Her father, Lord Ralph Dacre, known throughout the borderlands and beyond as "The Red Bull" kept his land safe for decades, and no reiver dared despoil Dacre tenants. Now that he is dead, his troopers dispersed to other lords, and there is no one left to hold the manor but a few servants and an aging priest. The Nixons, a famous reiver clan, have come to Geordie Bell to demand the black rent (as protection money is called on the border). Bell calls upon Lady Dacre for help and protection, and she has no one to hold away the reivers but Archie Wait-About-Him, an outlaw and broken man held by her bailiff for stealing bread.

This novel contains examples of:

  • Badass Boast: "I am Dacre, shift me an ye can."
  • Badass Preacher: Father Guevara used to be one, given the adventures he had in the Americas and Africa, to say nothing of the Borders themselves. The trope is Deconstructed in that all the violence he's seen and survived took a heavy toll on his faith, and by the time of the story he very much desires peace.
  • Barbarian Tribe: Lady Dacre sees all the Borderers as this when she arrives, but by the end is becoming acclimated to the 'custom of the country'
  • Bandit Clan: The Reivers are one of the defining examples of this trope.
  • Blue-and-Orange Morality: How the the rest of the world see the society of the Borderers. Besides how freely Scots and English mingle among them despite the animosity of their respective kingdoms, people who spend most of the year trying to kill each other can meet in civility and actual friendship at market days and formal events, then go back to trying to kill each other when the festivities are over. For their part, the Borderers take pride in the uniqueness of their culture.

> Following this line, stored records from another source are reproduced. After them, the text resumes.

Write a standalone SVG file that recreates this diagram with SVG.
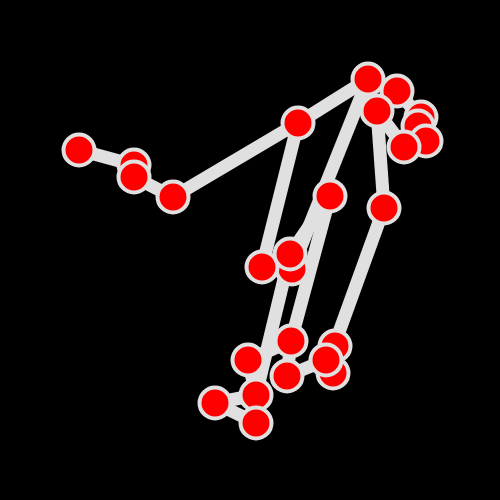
<svg xmlns="http://www.w3.org/2000/svg" width="500" height="500" viewBox="0 0 500 500">
<style>
.e{stroke:#e0e0e0;stroke-width:13;stroke-linecap:butt;fill:none}
.n{fill:#ff0000;stroke:#e0e0e0;stroke-width:4}
</style>
<rect width="500" height="500" fill="#000"/>
<g id="connectors">
<line class="e" x1="79" y1="150" x2="134" y2="165"/>
<line class="e" x1="134" y1="177" x2="173" y2="197"/>
<line class="e" x1="173" y1="197" x2="298" y2="123"/>
<line class="e" x1="298" y1="123" x2="368" y2="79"/>
<line class="e" x1="298" y1="123" x2="262" y2="267"/>
<line class="e" x1="368" y1="79" x2="292" y2="269"/>
<line class="e" x1="330" y1="196" x2="291" y2="341"/>
<line class="e" x1="330" y1="196" x2="290" y2="254"/>
<line class="e" x1="290" y1="254" x2="256" y2="395"/>
<line class="e" x1="377" y1="111" x2="384" y2="208"/>
<line class="e" x1="384" y1="208" x2="334" y2="346"/>
<line class="e" x1="291" y1="341" x2="287" y2="376"/>
<line class="e" x1="248" y1="360" x2="291" y2="341"/>
<line class="e" x1="287" y1="376" x2="326" y2="360"/>
<line class="e" x1="248" y1="360" x2="256" y2="395"/>
<line class="e" x1="215" y1="403" x2="256" y2="395"/>
<line class="e" x1="215" y1="403" x2="256" y2="423"/>
<line class="e" x1="256" y1="395" x2="256" y2="423"/>
<line class="e" x1="368" y1="79" x2="397" y2="91"/>
<line class="e" x1="397" y1="91" x2="377" y2="111"/>
<line class="e" x1="377" y1="111" x2="404" y2="147"/>
<line class="e" x1="397" y1="91" x2="420" y2="117"/>
</g>
<g id="n-hidden">
<circle class="n" cx="134" cy="165" r="15.5"/>
<circle class="n" cx="292" cy="269" r="15.5"/>
<circle class="n" cx="335" cy="346" r="15.5"/>
<circle class="n" cx="333" cy="373" r="15.5"/>
<circle class="n" cx="421" cy="117" r="15.5"/>
<circle class="n" cx="418" cy="126" r="15.5"/>
<circle class="n" cx="426" cy="141" r="15.5"/>
</g>
<g id="n1"><circle class="n" cx="79" cy="150" r="15.5"/></g>
<g id="n2"><circle class="n" cx="134" cy="177" r="15.5"/></g>
<g id="n3"><circle class="n" cx="173" cy="197" r="15.5"/></g>
<g id="n4"><circle class="n" cx="298" cy="123" r="15.5"/></g>
<g id="n5"><circle class="n" cx="368" cy="79" r="15.5"/></g>
<g id="n6"><circle class="n" cx="397" cy="91" r="15.5"/></g>
<g id="n7"><circle class="n" cx="377" cy="111" r="15.5"/></g>
<g id="n8"><circle class="n" cx="404" cy="147" r="15.5"/></g>
<g id="n9"><circle class="n" cx="330" cy="196" r="15.5"/></g>
<g id="n10"><circle class="n" cx="384" cy="208" r="15.5"/></g>
<g id="n11"><circle class="n" cx="262" cy="267" r="15.5"/></g>
<g id="n12"><circle class="n" cx="290" cy="254" r="15.5"/></g>
<g id="n13"><circle class="n" cx="291" cy="341" r="15.5"/></g>
<g id="n14"><circle class="n" cx="248" cy="360" r="15.5"/></g>
<g id="n15"><circle class="n" cx="326" cy="360" r="15.5"/></g>
<g id="n16"><circle class="n" cx="287" cy="376" r="15.5"/></g>
<g id="n17"><circle class="n" cx="215" cy="403" r="15.5"/></g>
<g id="n18"><circle class="n" cx="256" cy="395" r="15.5"/></g>
<g id="n19"><circle class="n" cx="256" cy="423" r="15.5"/></g>
</svg>
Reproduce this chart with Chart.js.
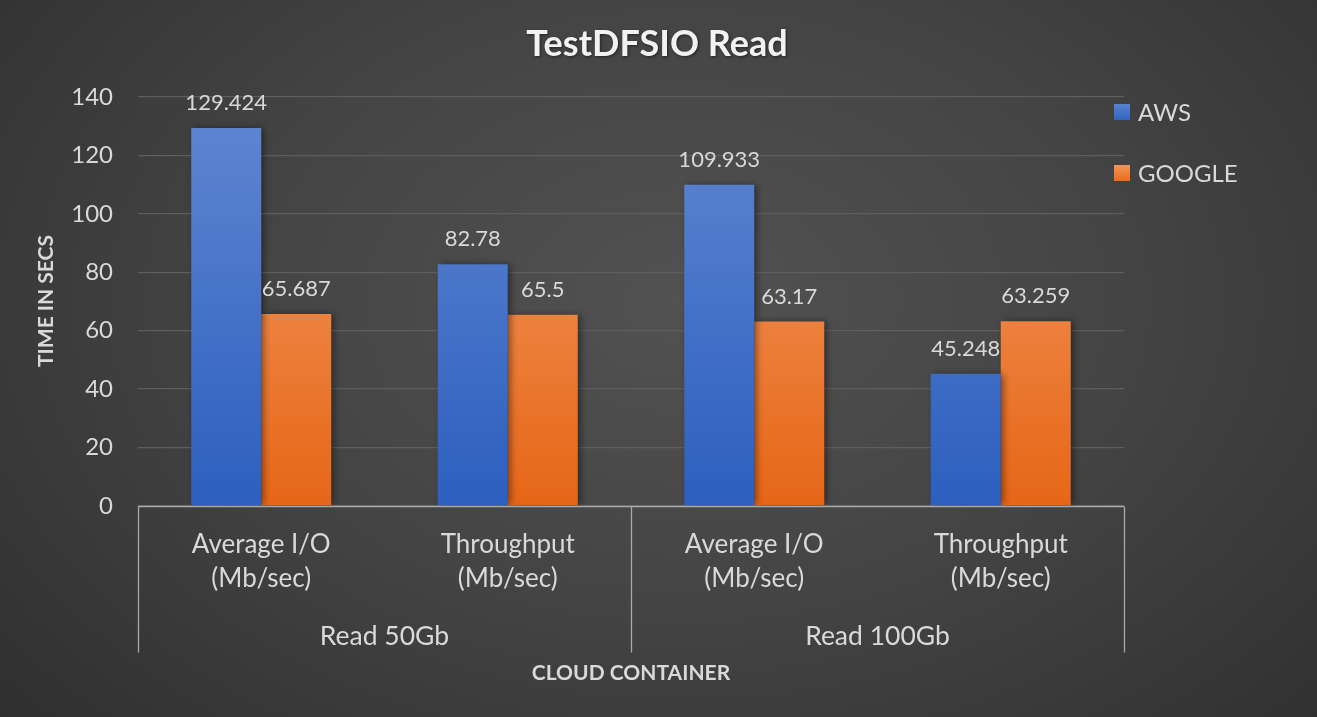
<!DOCTYPE html>
<html>
<head>
<meta charset="utf-8">
<script src="https://cdn.jsdelivr.net/npm/chart.js@4.4.0/dist/chart.umd.min.js"></script>
<style>
html,body{margin:0;padding:0;width:1317px;height:717px;overflow:hidden;}
body{background:radial-gradient(ellipse 75% 95% at 52% 42%, #525252 0%, #444444 45%, #2c2c2c 100%);}
#wrap{position:relative;width:1317px;height:717px;}
</style>
</head>
<body>
<div id="wrap"><canvas id="c" width="1317" height="717"></canvas></div>
<script>
const categories = [["Average I/O","(Mb/sec)"],["Throughput","(Mb/sec)"],["Average I/O","(Mb/sec)"],["Throughput","(Mb/sec)"]];
const groups = ["Read 50Gb","Read 100Gb"];
const seriesNames = ["AWS","GOOGLE"];
const awsValues = [129.424, 82.78, 109.933, 45.248];
const googleValues = [65.687, 65.5, 63.17, 63.259];
const awsLabels = ["129.424","82.78","109.933","45.248"];
const googleLabels = ["65.687","65.5","63.17","63.259"];
const yTicks = [0,20,40,60,80,100,120,140];
const chartTitle = "TestDFSIO Read";
const yTitle = "TIME IN SECS";
const xTitle = "CLOUD CONTAINER";

const FONT = "Lato";
const TXT = "#d9d9d9";

function grad(ctx, chart, top, bottom){
  const area = chart.chartArea;
  if(!area) return top;
  const g = ctx.createLinearGradient(0, area.top, 0, area.bottom);
  g.addColorStop(0, top);
  g.addColorStop(1, bottom);
  return g;
}

const overlay = {
  id:'overlay',
  beforeDatasetsDraw(chart){
    const ctx = chart.ctx;
    ctx.save();
    ctx.shadowColor = 'rgba(0,0,0,0.45)';
    ctx.shadowBlur = 7;
    ctx.shadowOffsetX = 3;
    ctx.shadowOffsetY = 0;
  },
  afterDatasetsDraw(chart){
    const ctx = chart.ctx;
    ctx.restore();
    ctx.save();
    ctx.font = `22px ${FONT}`;
    ctx.fillStyle = TXT;
    ctx.textAlign = 'center';
    ctx.textBaseline = 'middle';
    const labelSets = [awsLabels, googleLabels];
    chart.data.datasets.forEach((ds, di) => {
      const meta = chart.getDatasetMeta(di);
      meta.data.forEach((bar, i) => {
        ctx.fillText(labelSets[di][i], bar.x, bar.y - 25);
      });
    });
    ctx.restore();
  },
  afterDraw(chart){
    const ctx = chart.ctx;
    const x = chart.scales.x, y = chart.scales.y;
    const area = chart.chartArea;
    ctx.save();
    ctx.strokeStyle = '#a9a9a9';
    ctx.lineWidth = 1.3;
    const base = Math.round(y.getPixelForValue(0)) + 0.5;
    ctx.beginPath();
    ctx.moveTo(area.left, base); ctx.lineTo(area.right, base);
    const bounds = [area.left, (x.getPixelForValue(1)+x.getPixelForValue(2))/2, area.right];
    bounds.forEach(bx => { ctx.moveTo(Math.round(bx)+0.5, base); ctx.lineTo(Math.round(bx)+0.5, base + 146); });
    ctx.stroke();
    ctx.fillStyle = TXT;
    ctx.font = `26.5px ${FONT}`;
    ctx.textAlign = 'center';
    ctx.textBaseline = 'middle';
    groups.forEach((g, gi) => {
      const cx = (bounds[gi] + bounds[gi+1]) / 2;
      ctx.fillText(g, cx, 636);
    });
    ctx.fillStyle = '#f2f2f2';
    ctx.font = `bold 36px ${FONT}`;
    ctx.shadowColor = 'rgba(0,0,0,0.5)';
    ctx.shadowBlur = 3; ctx.shadowOffsetX = 1; ctx.shadowOffsetY = 1;
    ctx.fillText(chartTitle, 657, 44);
    ctx.shadowColor = 'transparent';
    ctx.fillStyle = TXT;
    ctx.font = `bold 21px ${FONT}`;
    ctx.fillText(xTitle, 631, 673);
    ctx.save();
    ctx.translate(46, 301);
    ctx.rotate(-Math.PI/2);
    ctx.font = `bold 21px ${FONT}`;
    ctx.fillText(yTitle, 0, 0);
    ctx.restore();
    const cols = [['#5b82cc','#3064c0'],['#f29458','#ea6c1e']];
    ctx.font = `24px ${FONT}`;
    ctx.textAlign = 'left';
    seriesNames.forEach((n, i) => {
      const ly = 112 + i*61;
      const g = ctx.createLinearGradient(0, ly-8, 0, ly+8);
      g.addColorStop(0, cols[i][0]); g.addColorStop(1, cols[i][1]);
      ctx.fillStyle = g;
      ctx.fillRect(1114, ly-8, 16, 16);
      ctx.fillStyle = TXT;
      ctx.fillText(n, 1138, ly+1);
    });
    ctx.restore();
  }
};

new Chart(document.getElementById('c'), {
  type:'bar',
  data:{
    labels: categories,
    datasets:[
      {label:seriesNames[0], data:awsValues,
       backgroundColor:(c)=>grad(c.chart.ctx, c.chart, '#6187d2', '#2c5fbf')},
      {label:seriesNames[1], data:googleValues,
       backgroundColor:(c)=>grad(c.chart.ctx, c.chart, '#f4a06a', '#e66617')}
    ]
  },
  options:{
    responsive:false,
    animation:false,
    devicePixelRatio:1,
    layout:{padding:{left:1, right:193, top:97, bottom:0}},
    plugins:{legend:{display:false}, title:{display:false}, tooltip:{enabled:false}},
    datasets:{bar:{categoryPercentage:0.568, barPercentage:1.0, borderWidth:0}},
    scales:{
      x:{
        grid:{display:false, drawTicks:false},
        border:{display:false},
        ticks:{color:TXT, font:{family:FONT, size:26, lineHeight:1.32}, padding:21, maxRotation:0, autoSkip:false},
        afterFit(s){ s.height = 211; }
      },
      y:{
        min:0, max:140,
        afterBuildTicks(s){ s.ticks = yTicks.map(v=>({value:v})); },
        grid:{color:'#5e5e5e', lineWidth:1.3, drawTicks:false},
        border:{display:false},
        ticks:{color:TXT, font:{family:FONT, size:24}, padding:25},
        afterFit(s){ s.width = 137; }
      }
    }
  },
  plugins:[overlay]
});
</script>
</body>
</html>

  • Framing Device: The novel is presented as the memoir of Frey Luis Guevara, an elderly priest who witnessed the events.
  • Good Is Impotent: The book begins with Guevara being dragged into a moral debate at a party. He ends up arguing that, in a life or death situation, someone ruthless and strong like Attila the Hun or Genghis Khan would be a more desirable ally than good and gentle men like St. Francis of Assisi or Aristotle.
  • Good Shepherd: Though Father Guevara's faith was waning during the events of the story and he's given up the priesthood by the time he sets the tale to print, he nevertheless did his best to fulfill his duties to his parishioners and stand by them in their time of need, at significant personal risk.
  • The Heretic: Father Guevara is a Roman Catholic priest in Elizabethan England. Technically his very presence in the country is illegal, but the Protestant Lord Dacre liked keeping him around to tend to Dacre's own recusant subjects, as does Lady Dacre in turn. Fraser notes that this wasn't actually uncommon on the Borders, where enforcement of religious orthodoxy wasn't high on anyone's list of priorities.
  • Outlaw Town: Liddesdale is run by and for the Elliots, one of the most powerful reiver clans. Riccarton is the seat of the Nixons, and several other reiver clans have their own towns as well.
  • Red Baron: Lord Dacre, known as the Red Bull for his family emblem. Also reiver chiefs like Ill Will Nixon.
  • Rōnin: The 'broken men' of the Borders could be understood as a Western equivalent. They're not held in ill regard because they're thieves and cutthroats (those are respected professions on the Borders) but because they're not in the service of any 'legitimate' Bandit Clan or liege lord.
  • Silk Hiding Steel: Lady Dacre, though she's ready enough to show the steel immediately on arriving at the Borders.
  • Spirited Young Lady: Lady Dacre. Her personality particularly shocks people who expected her to be much more delicate for having been raised at the royal court.
  • Wretched Hive: The Disputed lands are a lawless place inhabited by reivers and killers
  • Worthy Opponent:When the Red Bull is killed, Reivers and March Wardens alike come to his funeral out of respect.